- Exercise aim: Print the material below exactly as it stands, please, from its first line to the line holding "28000, 24000, 25000, 20000]", with no pictures.
************
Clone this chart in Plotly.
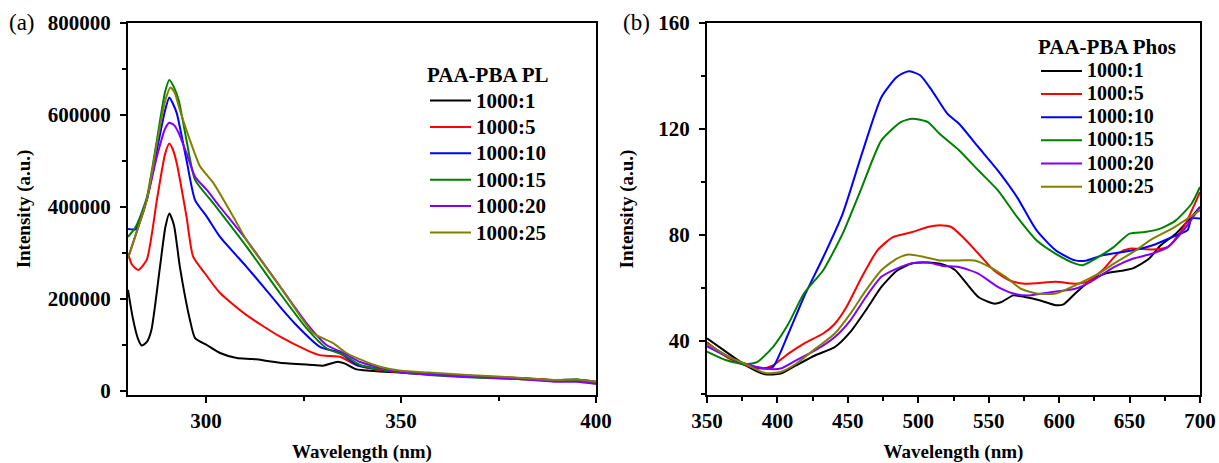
import plotly.graph_objects as go

# ---------------- data: panel (a) PL ----------------
names = ["1000:1", "1000:5", "1000:10", "1000:15", "1000:20", "1000:25"]
colors = ["#000000", "#FF0000", "#0000FF", "#008000", "#8000FF", "#808000"]

pl_x_1 = [280, 281.2, 282.5, 283.5, 284.8, 286, 288.2, 289.6, 290.6, 291.8, 293.3, 295.9, 297.2, 300.2, 303.6, 307.9, 312, 319, 327.5, 330, 333.8, 335.5, 338.6, 342, 350, 357, 367, 380, 390, 395, 400]
pl_y_1 = [220000, 160000, 115000, 99000, 106000, 132600, 270000, 357000, 386000, 360000, 270000, 154000, 115000, 100000, 82600, 71700, 69600, 61500, 56500, 55000, 63700, 60000, 47000, 44000, 40000, 37000, 33000, 28000, 24000, 25000, 20000]

pl_x_5 = [280, 281, 282.6, 284.8, 287.4, 289.5, 290.6, 291.5, 292.5, 295, 296.7, 299.7, 303.6, 310.4, 319, 325.8, 329.2, 332, 334.4, 338.6, 344.6, 350, 357, 367, 380, 390, 395, 400]
pl_y_5 = [300000, 275000, 263000, 285000, 415000, 515000, 538000, 525000, 495000, 379000, 292000, 256000, 213000, 165000, 118000, 89000, 78000, 76000, 74600, 56500, 45700, 41000, 38000, 33000, 28000, 23000, 24000, 19000]

pl_x_10 = [280, 282, 284.8, 287.4, 289.5, 290.6, 291.5, 292.5, 295, 297.2, 300.2, 303.6, 310.4, 314.7, 319, 323.2, 329.2, 334.4, 338.6, 344.6, 350, 357, 367, 380, 390, 395, 400]
pl_y_10 = [352000, 352000, 415000, 524000, 610000, 638000, 625000, 604000, 502000, 415000, 379000, 335000, 270000, 227000, 183000, 143000, 96000, 82600, 56500, 47800, 41000, 37000, 32000, 27000, 22000, 23000, 18000]

pl_x_15 = [280, 282, 284.8, 287.4, 289.5, 290.6, 291.8, 293, 295, 297.2, 301.9, 310.4, 319, 325.8, 330.9, 335.3, 339.5, 345, 350, 357, 367, 380, 390, 395, 400]
pl_y_15 = [335000, 357000, 420000, 545000, 650000, 676000, 660000, 632000, 545000, 459000, 408000, 314000, 212000, 136000, 93000, 78000, 56500, 47000, 40000, 35000, 30000, 26000, 22000, 22000, 18000]

pl_x_20 = [280, 284.8, 287.4, 289.5, 290.6, 291.8, 293, 295, 297.2, 300.2, 303.6, 310.4, 319, 325.8, 330.9, 335.3, 339.5, 345, 350, 357, 367, 380, 390, 395, 400]
pl_y_20 = [289000, 415000, 509000, 570000, 583000, 578000, 561000, 517000, 466000, 437000, 400000, 328000, 227000, 147000, 100000, 82600, 63000, 50000, 41000, 36000, 31000, 26000, 20000, 20000, 15000]

pl_x_25 = [280, 284.8, 287.4, 289.5, 290.9, 292, 293.3, 295.9, 298.5, 301.9, 307, 310.4, 319, 327.5, 332.6, 336, 340.3, 344.6, 350, 357, 367, 380, 390, 395, 400]
pl_y_25 = [289000, 415000, 538000, 630000, 660000, 648000, 611000, 545000, 488000, 452000, 379000, 328000, 227000, 126000, 104000, 82600, 66000, 52800, 44000, 40000, 35000, 29000, 24000, 25000, 20000]

# ---------------- data: panel (b) Phos ----------------
ph_x_1 = [350, 363.8, 377.5, 391.3, 402.3, 413.3, 427, 440.8, 451.8, 462.8, 473.8, 484.8, 495.8, 506.8, 517.9, 526.1, 534.4, 542.6, 553.6, 559.1, 567.4, 575.6, 586.6, 597.6, 603.1, 611.4, 622.4, 633.4, 644.4, 652.7, 663.7, 671.9, 682.9, 694, 700]
ph_y_1 = [41, 35.8, 30.8, 27.4, 27.7, 30.8, 34.6, 37.7, 43.4, 51.6, 60.4, 66.5, 69.3, 69.6, 68.8, 66.8, 61.6, 56.6, 54.1, 54.7, 57.2, 56.6, 55.3, 53.5, 53.8, 57.9, 62.9, 65.5, 66.5, 67.5, 71, 76, 80.5, 86.8, 90.6]

ph_x_5 = [350, 363.8, 377.5, 388.5, 396.8, 407.8, 418.8, 432.5, 440.8, 449, 460, 471, 482, 495.8, 506.8, 515.1, 523.4, 531.6, 542.6, 553.6, 564.6, 575.6, 597.6, 611.4, 619.7, 630.7, 641.7, 649.9, 666.4, 677.4, 688.4, 700]
ph_y_5 = [39.5, 34, 30.8, 29.6, 30.8, 35.2, 39, 42.8, 46.5, 52.8, 64.2, 74.2, 79.2, 81.1, 83, 83.7, 83, 79.2, 73, 66.7, 62.9, 61.6, 62.3, 61.6, 62.3, 66.7, 73, 74.8, 74.5, 75.5, 83, 96.2]

ph_x_10 = [350, 363.8, 377.5, 391, 396.8, 407.8, 418.8, 432.5, 446.3, 460, 473.8, 484.8, 493.1, 501.3, 509.6, 520.6, 528.9, 542.6, 556.4, 570.1, 583.9, 597.6, 611.4, 619.7, 630.7, 652.7, 666.4, 680.2, 691.2, 694, 700]
ph_y_10 = [39, 34.5, 31, 29.6, 30.2, 42.8, 56.6, 71.6, 88, 110.7, 132, 139.6, 141.8, 140.3, 134.6, 125.8, 122, 113.2, 104.4, 94.3, 81.8, 74.2, 70.4, 70.4, 72.3, 74.2, 76.1, 79.2, 81.8, 86.2, 86.2]

ph_x_15 = [350, 363.8, 377.5, 385.8, 396.8, 407.8, 418.8, 432.5, 446.3, 460, 473.8, 487.6, 495.8, 506.8, 515.1, 528.9, 542.6, 556.4, 570.1, 583.9, 597.6, 611.4, 616.9, 627.9, 638.9, 649.9, 660.9, 671.9, 682.9, 694, 700]
ph_y_15 = [36, 32.7, 31.2, 32.1, 37.7, 46.5, 57.9, 66.7, 80.5, 98.1, 115.7, 122.6, 123.9, 122.6, 118.2, 112, 104.4, 96.9, 86.8, 78, 72.9, 69.2, 68.6, 71.7, 75.5, 80.5, 81.1, 82.4, 85.5, 91.8, 98.1]

ph_x_20 = [350, 363.8, 377.5, 391.3, 402.3, 413.3, 427, 440.8, 451.8, 462.8, 473.8, 484.8, 495.8, 506.8, 517.9, 528.9, 542.6, 556.4, 567.4, 578.4, 594.9, 611.4, 622.4, 638.9, 652.7, 666.4, 677.4, 688.4, 700]
ph_y_20 = [38, 34.3, 31.4, 29.6, 29.6, 32.7, 36.5, 41.5, 47.8, 56.6, 64.2, 67.3, 69.3, 69.6, 68.3, 67.9, 65.4, 60.4, 57.9, 57.2, 58.5, 59.7, 62.3, 67.9, 71.1, 73, 75.5, 81.8, 90.6]

ph_x_25 = [350, 363.8, 377.5, 391.3, 402.3, 413.3, 427, 440.8, 451.8, 462.8, 473.8, 484.8, 493.1, 504.1, 515.1, 528.9, 539.9, 550.9, 561.9, 572.9, 583.9, 597.6, 611.4, 627.9, 638.9, 652.7, 666.4, 680.2, 700]
ph_y_25 = [39, 34.5, 31.2, 27.9, 28.3, 31.4, 37.1, 42.8, 50.3, 59.1, 66.7, 71.1, 72.6, 71.7, 70.4, 70.4, 70.4, 67.9, 64.2, 59.7, 57.9, 57.9, 61, 65.4, 69.2, 73.6, 78.6, 82.4, 89.3]

pl_xs = [pl_x_1, pl_x_5, pl_x_10, pl_x_15, pl_x_20, pl_x_25]
pl_ys = [pl_y_1, pl_y_5, pl_y_10, pl_y_15, pl_y_20, pl_y_25]
ph_xs = [ph_x_1, ph_x_5, ph_x_10, ph_x_15, ph_x_20, ph_x_25]
ph_ys = [ph_y_1, ph_y_5, ph_y_10, ph_y_15, ph_y_20, ph_y_25]

FONT = "Liberation Serif"

fig = go.Figure()
for i in range(6):
    fig.add_trace(go.Scatter(x=pl_xs[i], y=pl_ys[i], mode="lines",
                             name='<span style="font-size:21px">' + names[i] + '</span>',
                             line=dict(color=colors[i], width=2, shape="spline", smoothing=0.6),
                             xaxis="x", yaxis="y", legend="legend"))
for i in range(6):
    fig.add_trace(go.Scatter(x=ph_xs[i], y=ph_ys[i], mode="lines",
                             name='<span style="font-size:20px">' + names[i] + '</span>',
                             line=dict(color=colors[i], width=2, shape="spline", smoothing=0.6),
                             xaxis="x2", yaxis="y2", legend="legend2"))

ydom = [1 - 395 / 463, 1 - 23 / 463]
tickfont = dict(family=FONT, size=21, color="black", weight="bold")
titlefont = dict(family=FONT, size=19, color="black", weight="bold")

common = dict(showline=True, linewidth=2, linecolor="black", mirror=True,
              ticks="outside", ticklen=6, tickwidth=2, tickcolor="black",
              showgrid=False, zeroline=False, tickfont=tickfont, automargin=False)

fig.update_layout(
    width=1219, height=463,
    margin=dict(l=0, r=0, t=0, b=0, autoexpand=False),
    paper_bgcolor="white", plot_bgcolor="white",
    xaxis=dict(domain=[128 / 1219, 596 / 1219], range=[280, 400], tick0=300, dtick=50,
               minor=dict(dtick=25, tick0=300, ticks="outside", ticklen=4, tickwidth=2, tickcolor="black"),
               title=dict(text="Wavelength (nm)", font=titlefont, standoff=12), anchor="y", **common),
    yaxis=dict(domain=ydom, range=[-8700, 800000], tick0=0, dtick=200000, tickformat="d",
               ticklabelstandoff=5,
               minor=dict(dtick=100000, tick0=0, ticks="outside", ticklen=4, tickwidth=2, tickcolor="black"),
               title=dict(text="Intensity (a.u.)", font=titlefont, standoff=12), anchor="x", **common),
    xaxis2=dict(domain=[707 / 1219, 1200 / 1219], range=[350, 700], tick0=350, dtick=50,
                minor=dict(dtick=25, tick0=350, ticks="outside", ticklen=4, tickwidth=2, tickcolor="black"),
                title=dict(text="Wavelength (nm)", font=titlefont, standoff=12), anchor="y2", **common),
    yaxis2=dict(domain=ydom, range=[19.6, 160], tick0=0, dtick=40, ticklabelstandoff=5,
                minor=dict(dtick=20, tick0=0, ticks="outside", ticklen=4, tickwidth=2, tickcolor="black"),
                title=dict(text="Intensity (a.u.)", font=titlefont, standoff=20), anchor="x2", **common),
    legend=dict(x=425 / 1219, y=1 - 55 / 463, xanchor="left", yanchor="top",
                bgcolor="rgba(0,0,0,0)", borderwidth=0, itemwidth=41,
                font=dict(family=FONT, size=18, color="black", weight="bold"),
                title=dict(text="PAA-PBA PL", font=dict(family=FONT, size=21, color="black", weight="bold"))),
    legend2=dict(x=1036 / 1219, y=1 - 27 / 463, xanchor="left", yanchor="top",
                 bgcolor="rgba(0,0,0,0)", borderwidth=0, itemwidth=41,
                 font=dict(family=FONT, size=15.5, color="black", weight="bold"),
                 title=dict(text="PAA-PBA Phos", font=dict(family=FONT, size=21, color="black", weight="bold"))),
    annotations=[
        dict(text="(a)", x=7 / 1219, y=1 - 22 / 463, xref="paper", yref="paper", xanchor="left",
             yanchor="middle", showarrow=False, font=dict(family=FONT, size=23, color="black")),
        dict(text="(b)", x=621 / 1219, y=1 - 22 / 463, xref="paper", yref="paper", xanchor="left",
             yanchor="middle", showarrow=False, font=dict(family=FONT, size=23, color="black")),
    ],
)

fig.write_html("out.html")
************
- Response to the task:
Clone this chart in Plotly.
import plotly.graph_objects as go

# ---------------- data: panel (a) PL ----------------
names = ["1000:1", "1000:5", "1000:10", "1000:15", "1000:20", "1000:25"]
colors = ["#000000", "#FF0000", "#0000FF", "#008000", "#8000FF", "#808000"]

pl_x_1 = [280, 281.2, 282.5, 283.5, 284.8, 286, 288.2, 289.6, 290.6, 291.8, 293.3, 295.9, 297.2, 300.2, 303.6, 307.9, 312, 319, 327.5, 330, 333.8, 335.5, 338.6, 342, 350, 357, 367, 380, 390, 395, 400]
pl_y_1 = [220000, 160000, 115000, 99000, 106000, 132600, 270000, 357000, 386000, 360000, 270000, 154000, 115000, 100000, 82600, 71700, 69600, 61500, 56500, 55000, 63700, 60000, 47000, 44000, 40000, 37000, 33000, 28000, 24000, 25000, 20000]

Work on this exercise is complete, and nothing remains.